** What you should do **
Begin with the first line of the material and copy each line word for word through the line that contains "time_ns = np.arange(0, 200.1, 2.5)"; the pictures are left out.

** Working data **
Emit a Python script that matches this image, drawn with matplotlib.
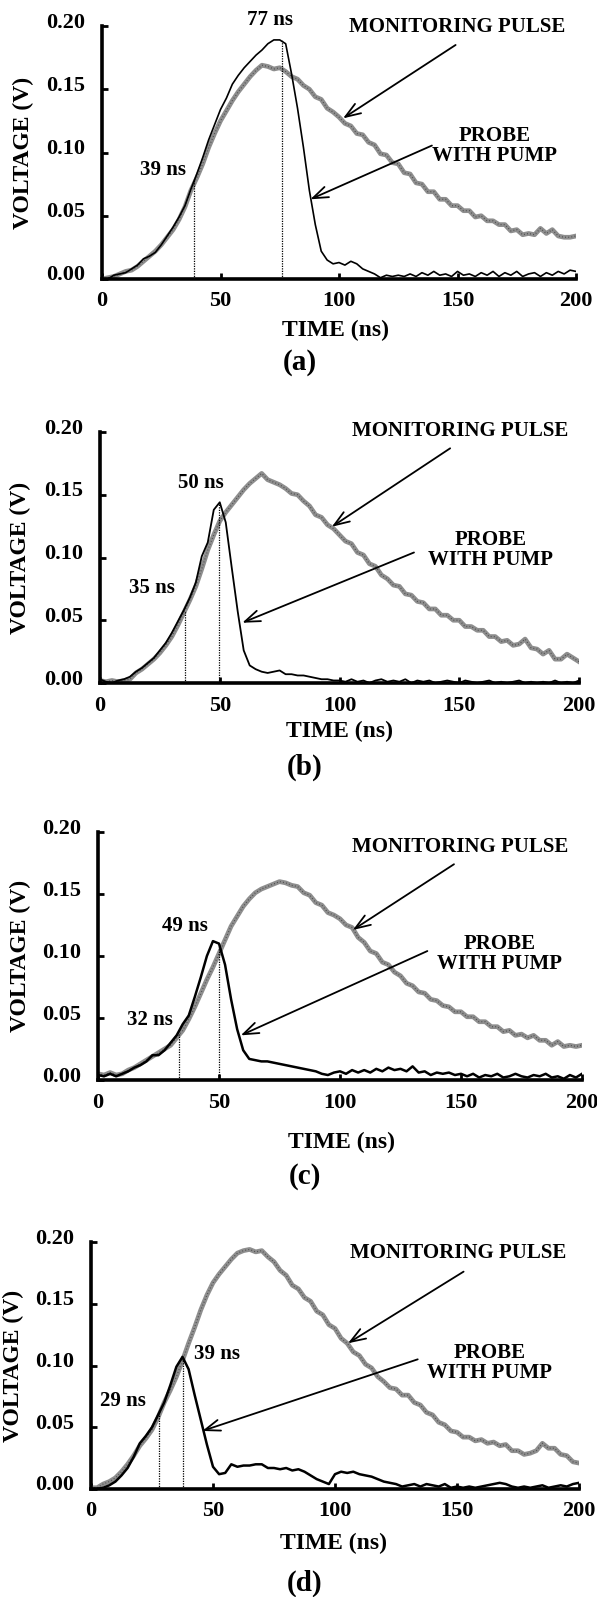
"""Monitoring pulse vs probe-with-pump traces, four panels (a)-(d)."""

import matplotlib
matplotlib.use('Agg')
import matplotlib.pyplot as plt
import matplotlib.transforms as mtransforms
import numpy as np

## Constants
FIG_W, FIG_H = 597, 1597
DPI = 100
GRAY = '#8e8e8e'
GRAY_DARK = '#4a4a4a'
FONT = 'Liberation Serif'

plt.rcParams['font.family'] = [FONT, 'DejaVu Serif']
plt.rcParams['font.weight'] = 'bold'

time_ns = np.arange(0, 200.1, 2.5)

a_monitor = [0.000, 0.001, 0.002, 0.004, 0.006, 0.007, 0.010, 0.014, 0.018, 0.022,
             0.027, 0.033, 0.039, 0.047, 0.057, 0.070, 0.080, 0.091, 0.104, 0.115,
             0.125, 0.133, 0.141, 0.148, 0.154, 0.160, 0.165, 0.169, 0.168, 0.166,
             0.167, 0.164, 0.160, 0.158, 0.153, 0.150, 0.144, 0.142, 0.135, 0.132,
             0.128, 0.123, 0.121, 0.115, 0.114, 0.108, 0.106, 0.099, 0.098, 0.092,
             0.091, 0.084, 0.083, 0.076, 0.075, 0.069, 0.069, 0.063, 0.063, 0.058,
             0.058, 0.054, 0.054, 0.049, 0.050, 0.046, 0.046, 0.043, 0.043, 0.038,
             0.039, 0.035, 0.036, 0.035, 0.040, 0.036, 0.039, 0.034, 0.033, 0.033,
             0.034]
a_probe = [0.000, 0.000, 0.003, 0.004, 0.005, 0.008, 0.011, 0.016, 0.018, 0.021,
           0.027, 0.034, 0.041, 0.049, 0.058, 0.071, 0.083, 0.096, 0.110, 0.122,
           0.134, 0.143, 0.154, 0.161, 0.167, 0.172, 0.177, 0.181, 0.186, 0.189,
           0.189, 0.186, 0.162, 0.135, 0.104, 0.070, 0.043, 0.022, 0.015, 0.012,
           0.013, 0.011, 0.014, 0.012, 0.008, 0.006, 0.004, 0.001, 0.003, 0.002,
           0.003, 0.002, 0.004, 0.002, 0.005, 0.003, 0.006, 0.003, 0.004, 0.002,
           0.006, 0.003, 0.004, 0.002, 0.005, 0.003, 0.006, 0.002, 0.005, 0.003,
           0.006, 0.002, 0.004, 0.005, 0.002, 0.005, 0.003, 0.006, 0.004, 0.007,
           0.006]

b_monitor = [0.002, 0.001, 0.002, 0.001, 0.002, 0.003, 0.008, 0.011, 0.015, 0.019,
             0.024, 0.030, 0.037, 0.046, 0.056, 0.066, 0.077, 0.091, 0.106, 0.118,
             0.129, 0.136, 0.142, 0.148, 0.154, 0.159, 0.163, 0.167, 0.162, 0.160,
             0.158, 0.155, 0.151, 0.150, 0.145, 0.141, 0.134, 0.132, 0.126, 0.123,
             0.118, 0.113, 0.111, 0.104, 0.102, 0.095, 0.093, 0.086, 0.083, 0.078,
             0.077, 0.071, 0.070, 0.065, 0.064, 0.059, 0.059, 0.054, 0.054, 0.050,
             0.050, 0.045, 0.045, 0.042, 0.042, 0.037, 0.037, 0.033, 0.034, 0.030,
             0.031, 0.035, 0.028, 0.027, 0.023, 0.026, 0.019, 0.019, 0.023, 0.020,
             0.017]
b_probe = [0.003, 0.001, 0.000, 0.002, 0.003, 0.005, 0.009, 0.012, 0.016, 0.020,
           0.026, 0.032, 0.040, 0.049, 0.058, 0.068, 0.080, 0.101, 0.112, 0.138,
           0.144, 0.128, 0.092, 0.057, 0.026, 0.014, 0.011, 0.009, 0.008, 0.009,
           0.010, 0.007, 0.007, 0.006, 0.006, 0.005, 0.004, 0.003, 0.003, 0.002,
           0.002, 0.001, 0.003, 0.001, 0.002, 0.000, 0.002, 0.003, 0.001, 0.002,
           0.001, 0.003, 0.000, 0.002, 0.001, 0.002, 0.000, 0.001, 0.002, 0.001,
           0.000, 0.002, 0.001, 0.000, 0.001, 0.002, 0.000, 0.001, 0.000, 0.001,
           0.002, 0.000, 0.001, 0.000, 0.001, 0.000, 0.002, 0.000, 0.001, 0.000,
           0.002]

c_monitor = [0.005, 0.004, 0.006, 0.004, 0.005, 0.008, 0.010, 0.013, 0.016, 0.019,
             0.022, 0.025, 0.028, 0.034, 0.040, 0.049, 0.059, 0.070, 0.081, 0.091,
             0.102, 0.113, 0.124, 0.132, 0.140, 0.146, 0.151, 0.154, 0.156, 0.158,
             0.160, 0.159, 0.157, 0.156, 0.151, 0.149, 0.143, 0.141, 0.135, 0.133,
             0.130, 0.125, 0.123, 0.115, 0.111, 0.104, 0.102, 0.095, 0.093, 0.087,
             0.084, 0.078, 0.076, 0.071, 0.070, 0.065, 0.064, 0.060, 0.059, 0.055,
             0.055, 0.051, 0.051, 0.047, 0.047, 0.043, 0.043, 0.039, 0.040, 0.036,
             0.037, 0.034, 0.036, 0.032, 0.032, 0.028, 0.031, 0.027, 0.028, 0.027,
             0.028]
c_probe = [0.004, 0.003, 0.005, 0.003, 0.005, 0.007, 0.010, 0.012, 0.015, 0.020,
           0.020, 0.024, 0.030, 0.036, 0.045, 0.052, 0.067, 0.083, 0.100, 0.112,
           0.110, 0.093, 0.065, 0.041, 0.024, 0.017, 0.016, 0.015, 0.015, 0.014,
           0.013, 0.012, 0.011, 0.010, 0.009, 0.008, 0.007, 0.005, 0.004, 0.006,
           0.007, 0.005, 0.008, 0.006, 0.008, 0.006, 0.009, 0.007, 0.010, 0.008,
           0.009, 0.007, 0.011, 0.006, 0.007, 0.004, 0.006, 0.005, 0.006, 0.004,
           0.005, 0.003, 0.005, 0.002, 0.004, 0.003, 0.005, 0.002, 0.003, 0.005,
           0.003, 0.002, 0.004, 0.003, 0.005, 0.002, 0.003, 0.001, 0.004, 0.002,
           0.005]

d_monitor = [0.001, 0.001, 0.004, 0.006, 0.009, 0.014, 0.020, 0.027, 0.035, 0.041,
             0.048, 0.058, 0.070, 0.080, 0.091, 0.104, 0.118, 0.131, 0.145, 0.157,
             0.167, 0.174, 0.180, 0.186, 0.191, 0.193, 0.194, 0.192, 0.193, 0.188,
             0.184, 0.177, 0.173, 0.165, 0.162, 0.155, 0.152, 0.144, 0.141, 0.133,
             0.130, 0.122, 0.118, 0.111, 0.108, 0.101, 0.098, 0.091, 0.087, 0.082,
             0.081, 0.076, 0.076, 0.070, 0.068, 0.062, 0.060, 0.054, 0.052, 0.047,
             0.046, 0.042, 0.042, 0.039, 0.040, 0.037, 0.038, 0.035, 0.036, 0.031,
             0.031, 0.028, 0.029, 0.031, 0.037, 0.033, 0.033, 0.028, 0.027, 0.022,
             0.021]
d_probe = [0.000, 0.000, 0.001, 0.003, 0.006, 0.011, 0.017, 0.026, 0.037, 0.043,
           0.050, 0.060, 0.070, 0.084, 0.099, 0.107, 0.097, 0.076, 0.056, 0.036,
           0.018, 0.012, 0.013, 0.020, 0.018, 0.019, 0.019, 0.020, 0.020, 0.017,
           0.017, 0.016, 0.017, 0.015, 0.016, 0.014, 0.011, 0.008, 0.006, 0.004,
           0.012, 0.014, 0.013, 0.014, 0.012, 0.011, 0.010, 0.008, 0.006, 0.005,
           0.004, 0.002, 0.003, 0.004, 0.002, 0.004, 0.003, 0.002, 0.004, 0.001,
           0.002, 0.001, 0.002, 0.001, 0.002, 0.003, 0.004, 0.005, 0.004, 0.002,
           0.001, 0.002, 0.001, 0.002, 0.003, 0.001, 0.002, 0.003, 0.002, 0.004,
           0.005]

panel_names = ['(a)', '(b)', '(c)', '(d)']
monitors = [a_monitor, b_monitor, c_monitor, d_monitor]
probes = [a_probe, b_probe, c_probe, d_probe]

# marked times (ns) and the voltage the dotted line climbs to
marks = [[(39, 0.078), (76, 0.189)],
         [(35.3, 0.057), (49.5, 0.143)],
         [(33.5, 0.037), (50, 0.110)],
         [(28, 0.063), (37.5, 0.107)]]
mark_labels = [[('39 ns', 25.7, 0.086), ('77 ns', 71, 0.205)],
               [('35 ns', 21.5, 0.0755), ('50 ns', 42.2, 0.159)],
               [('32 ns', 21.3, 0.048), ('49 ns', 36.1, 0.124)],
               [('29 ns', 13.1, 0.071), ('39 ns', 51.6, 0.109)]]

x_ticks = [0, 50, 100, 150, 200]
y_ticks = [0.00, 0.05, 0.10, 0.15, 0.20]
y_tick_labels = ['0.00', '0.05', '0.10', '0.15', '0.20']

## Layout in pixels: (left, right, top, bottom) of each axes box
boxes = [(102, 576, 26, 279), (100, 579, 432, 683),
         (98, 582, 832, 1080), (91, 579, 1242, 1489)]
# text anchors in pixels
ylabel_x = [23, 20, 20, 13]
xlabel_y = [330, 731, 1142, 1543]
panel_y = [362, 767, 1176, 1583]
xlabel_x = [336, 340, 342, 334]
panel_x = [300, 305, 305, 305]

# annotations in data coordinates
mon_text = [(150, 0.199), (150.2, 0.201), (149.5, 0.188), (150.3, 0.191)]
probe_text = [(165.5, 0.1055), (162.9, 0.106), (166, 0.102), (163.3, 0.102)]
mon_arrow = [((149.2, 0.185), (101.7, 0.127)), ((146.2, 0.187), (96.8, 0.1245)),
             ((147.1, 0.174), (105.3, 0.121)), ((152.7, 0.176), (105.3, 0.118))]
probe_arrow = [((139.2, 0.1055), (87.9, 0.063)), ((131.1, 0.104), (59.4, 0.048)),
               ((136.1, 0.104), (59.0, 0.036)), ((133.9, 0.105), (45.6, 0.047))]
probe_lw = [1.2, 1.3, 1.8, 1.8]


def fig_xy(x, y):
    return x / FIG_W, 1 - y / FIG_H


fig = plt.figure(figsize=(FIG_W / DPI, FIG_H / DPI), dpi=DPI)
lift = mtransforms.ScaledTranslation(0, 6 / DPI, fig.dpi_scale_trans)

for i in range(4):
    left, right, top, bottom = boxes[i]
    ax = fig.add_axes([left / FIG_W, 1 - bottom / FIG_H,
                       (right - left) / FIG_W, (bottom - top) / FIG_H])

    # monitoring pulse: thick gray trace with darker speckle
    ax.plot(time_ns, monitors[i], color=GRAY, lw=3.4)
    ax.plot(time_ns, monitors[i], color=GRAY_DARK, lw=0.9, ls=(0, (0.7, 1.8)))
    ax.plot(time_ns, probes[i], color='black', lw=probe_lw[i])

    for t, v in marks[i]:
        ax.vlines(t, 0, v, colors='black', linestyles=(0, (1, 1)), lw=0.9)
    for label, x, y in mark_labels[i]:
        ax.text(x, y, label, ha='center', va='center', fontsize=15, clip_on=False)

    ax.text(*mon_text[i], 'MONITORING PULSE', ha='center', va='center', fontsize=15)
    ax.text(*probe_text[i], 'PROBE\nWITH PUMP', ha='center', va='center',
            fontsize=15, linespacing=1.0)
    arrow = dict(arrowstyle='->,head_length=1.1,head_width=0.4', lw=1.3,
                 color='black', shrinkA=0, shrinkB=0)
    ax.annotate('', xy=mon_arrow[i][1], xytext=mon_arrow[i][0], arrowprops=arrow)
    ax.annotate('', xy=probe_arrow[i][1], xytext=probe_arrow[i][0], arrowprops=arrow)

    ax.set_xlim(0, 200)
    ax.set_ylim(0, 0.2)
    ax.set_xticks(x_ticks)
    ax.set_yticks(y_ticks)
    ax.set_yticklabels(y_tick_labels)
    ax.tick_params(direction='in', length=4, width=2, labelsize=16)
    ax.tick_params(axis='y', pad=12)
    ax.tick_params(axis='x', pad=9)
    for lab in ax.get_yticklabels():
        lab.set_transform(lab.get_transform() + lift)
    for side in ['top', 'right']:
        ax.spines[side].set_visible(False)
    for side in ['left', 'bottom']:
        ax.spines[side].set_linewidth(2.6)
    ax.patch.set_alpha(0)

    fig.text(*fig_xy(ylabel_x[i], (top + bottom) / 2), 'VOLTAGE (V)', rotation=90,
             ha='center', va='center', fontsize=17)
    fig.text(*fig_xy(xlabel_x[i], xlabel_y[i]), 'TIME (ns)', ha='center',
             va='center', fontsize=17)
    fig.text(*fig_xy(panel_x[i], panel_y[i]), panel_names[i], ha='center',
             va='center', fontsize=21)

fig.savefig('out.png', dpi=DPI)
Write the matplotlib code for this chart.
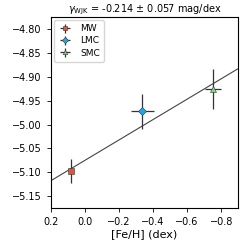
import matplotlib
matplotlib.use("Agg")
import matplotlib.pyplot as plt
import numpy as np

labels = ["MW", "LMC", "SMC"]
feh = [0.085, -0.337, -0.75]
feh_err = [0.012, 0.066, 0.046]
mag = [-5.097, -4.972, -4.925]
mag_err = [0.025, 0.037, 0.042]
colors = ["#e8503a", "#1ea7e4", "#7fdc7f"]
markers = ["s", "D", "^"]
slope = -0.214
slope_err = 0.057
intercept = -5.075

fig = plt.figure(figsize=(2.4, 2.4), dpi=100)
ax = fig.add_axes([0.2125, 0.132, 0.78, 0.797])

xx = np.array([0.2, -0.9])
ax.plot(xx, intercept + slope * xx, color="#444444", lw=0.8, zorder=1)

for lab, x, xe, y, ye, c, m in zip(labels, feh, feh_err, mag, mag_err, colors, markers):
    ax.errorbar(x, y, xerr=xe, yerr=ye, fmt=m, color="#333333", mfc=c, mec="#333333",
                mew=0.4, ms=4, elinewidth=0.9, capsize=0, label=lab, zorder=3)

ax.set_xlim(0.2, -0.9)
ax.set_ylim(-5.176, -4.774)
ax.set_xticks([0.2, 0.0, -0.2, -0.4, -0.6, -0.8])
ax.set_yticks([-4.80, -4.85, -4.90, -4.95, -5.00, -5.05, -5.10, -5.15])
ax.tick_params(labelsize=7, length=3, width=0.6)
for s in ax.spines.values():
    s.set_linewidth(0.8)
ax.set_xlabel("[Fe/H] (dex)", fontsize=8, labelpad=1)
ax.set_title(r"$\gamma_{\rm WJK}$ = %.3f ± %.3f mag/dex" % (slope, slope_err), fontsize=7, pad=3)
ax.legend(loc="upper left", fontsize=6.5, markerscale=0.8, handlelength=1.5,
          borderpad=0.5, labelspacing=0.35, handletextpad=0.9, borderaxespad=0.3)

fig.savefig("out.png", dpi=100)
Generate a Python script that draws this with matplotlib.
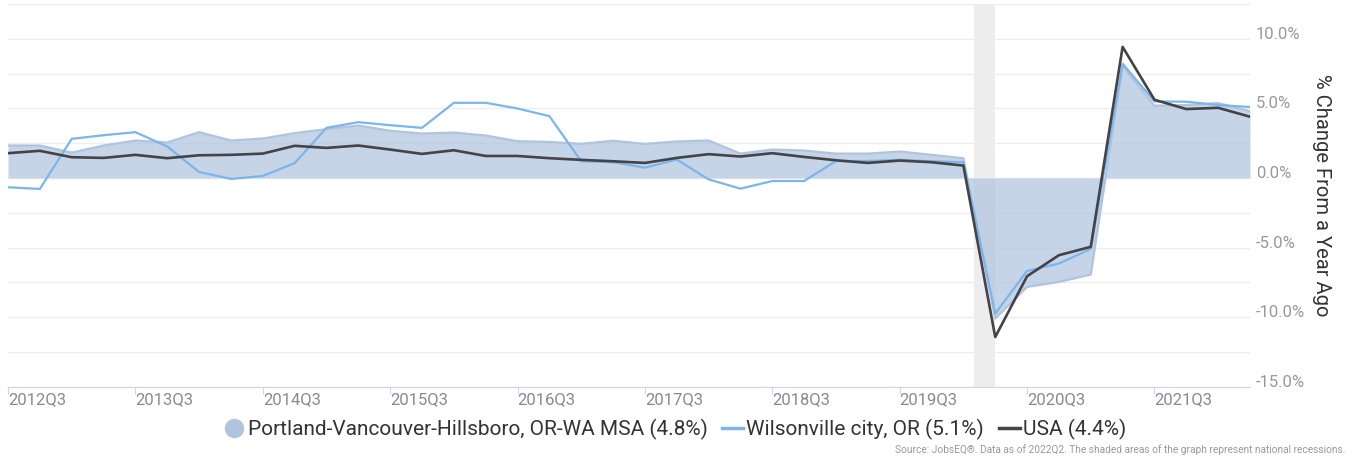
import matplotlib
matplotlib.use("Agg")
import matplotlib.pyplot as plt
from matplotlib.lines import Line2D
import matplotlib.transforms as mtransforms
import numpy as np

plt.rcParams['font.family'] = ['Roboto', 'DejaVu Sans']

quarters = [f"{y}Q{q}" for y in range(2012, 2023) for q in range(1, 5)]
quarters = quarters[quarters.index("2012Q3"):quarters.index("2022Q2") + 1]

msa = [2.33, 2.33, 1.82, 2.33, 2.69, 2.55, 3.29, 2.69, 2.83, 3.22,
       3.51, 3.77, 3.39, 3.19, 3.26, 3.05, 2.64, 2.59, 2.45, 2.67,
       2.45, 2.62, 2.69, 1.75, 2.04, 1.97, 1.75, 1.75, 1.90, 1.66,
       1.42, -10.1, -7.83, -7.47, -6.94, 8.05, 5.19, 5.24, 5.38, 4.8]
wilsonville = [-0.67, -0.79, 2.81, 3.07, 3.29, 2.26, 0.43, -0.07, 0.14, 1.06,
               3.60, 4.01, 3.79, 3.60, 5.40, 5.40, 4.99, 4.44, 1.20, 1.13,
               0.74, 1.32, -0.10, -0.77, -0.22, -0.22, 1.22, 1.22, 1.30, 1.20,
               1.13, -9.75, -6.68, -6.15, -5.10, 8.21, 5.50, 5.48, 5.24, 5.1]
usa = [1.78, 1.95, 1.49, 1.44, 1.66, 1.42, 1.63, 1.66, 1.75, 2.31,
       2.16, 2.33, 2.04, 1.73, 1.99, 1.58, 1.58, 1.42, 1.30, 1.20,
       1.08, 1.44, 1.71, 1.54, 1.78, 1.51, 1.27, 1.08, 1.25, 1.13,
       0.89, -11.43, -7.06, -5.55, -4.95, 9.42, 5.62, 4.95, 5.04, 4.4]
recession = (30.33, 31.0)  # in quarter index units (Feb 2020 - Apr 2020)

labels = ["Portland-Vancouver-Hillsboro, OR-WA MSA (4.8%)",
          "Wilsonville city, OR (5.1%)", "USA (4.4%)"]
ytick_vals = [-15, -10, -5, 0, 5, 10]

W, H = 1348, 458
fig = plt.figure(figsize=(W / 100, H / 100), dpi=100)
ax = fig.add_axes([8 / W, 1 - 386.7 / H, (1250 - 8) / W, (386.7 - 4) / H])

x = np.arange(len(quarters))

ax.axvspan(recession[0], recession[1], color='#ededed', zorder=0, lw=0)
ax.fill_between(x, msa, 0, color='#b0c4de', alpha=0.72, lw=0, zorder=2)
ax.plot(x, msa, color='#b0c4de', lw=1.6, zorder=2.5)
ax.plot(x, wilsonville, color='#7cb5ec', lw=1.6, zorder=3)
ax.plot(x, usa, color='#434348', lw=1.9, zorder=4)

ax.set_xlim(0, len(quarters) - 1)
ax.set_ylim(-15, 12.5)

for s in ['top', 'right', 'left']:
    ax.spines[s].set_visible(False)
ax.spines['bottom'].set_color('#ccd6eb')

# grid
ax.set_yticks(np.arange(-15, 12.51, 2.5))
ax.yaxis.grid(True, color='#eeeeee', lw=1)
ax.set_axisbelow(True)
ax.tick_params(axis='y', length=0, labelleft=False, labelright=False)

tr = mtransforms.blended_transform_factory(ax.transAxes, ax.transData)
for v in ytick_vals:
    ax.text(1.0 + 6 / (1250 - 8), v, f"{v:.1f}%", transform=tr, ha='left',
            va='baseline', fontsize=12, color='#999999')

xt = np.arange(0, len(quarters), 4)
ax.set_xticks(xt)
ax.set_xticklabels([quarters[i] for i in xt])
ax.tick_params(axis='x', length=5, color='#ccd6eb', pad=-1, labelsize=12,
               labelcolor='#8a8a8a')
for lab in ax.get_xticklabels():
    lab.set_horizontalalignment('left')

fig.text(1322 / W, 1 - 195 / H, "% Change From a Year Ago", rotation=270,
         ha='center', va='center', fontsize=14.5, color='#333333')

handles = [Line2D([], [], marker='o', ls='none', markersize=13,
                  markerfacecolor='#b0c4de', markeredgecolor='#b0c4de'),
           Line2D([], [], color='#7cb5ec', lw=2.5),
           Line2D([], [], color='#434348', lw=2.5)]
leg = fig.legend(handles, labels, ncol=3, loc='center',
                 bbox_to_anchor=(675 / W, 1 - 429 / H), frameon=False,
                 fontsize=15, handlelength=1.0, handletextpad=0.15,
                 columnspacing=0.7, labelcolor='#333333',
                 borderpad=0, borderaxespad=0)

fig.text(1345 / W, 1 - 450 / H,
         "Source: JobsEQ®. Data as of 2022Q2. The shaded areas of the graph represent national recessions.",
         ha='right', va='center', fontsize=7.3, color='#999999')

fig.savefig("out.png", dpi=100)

** Output for this exercise **
Emit a Python script that matches this image, drawn with matplotlib.
"""Monitoring pulse vs probe-with-pump traces, four panels (a)-(d)."""

import matplotlib
matplotlib.use('Agg')
import matplotlib.pyplot as plt
import matplotlib.transforms as mtransforms
import numpy as np

## Constants
FIG_W, FIG_H = 597, 1597
DPI = 100
GRAY = '#8e8e8e'
GRAY_DARK = '#4a4a4a'
FONT = 'Liberation Serif'

plt.rcParams['font.family'] = [FONT, 'DejaVu Serif']
plt.rcParams['font.weight'] = 'bold'

time_ns = np.arange(0, 200.1, 2.5)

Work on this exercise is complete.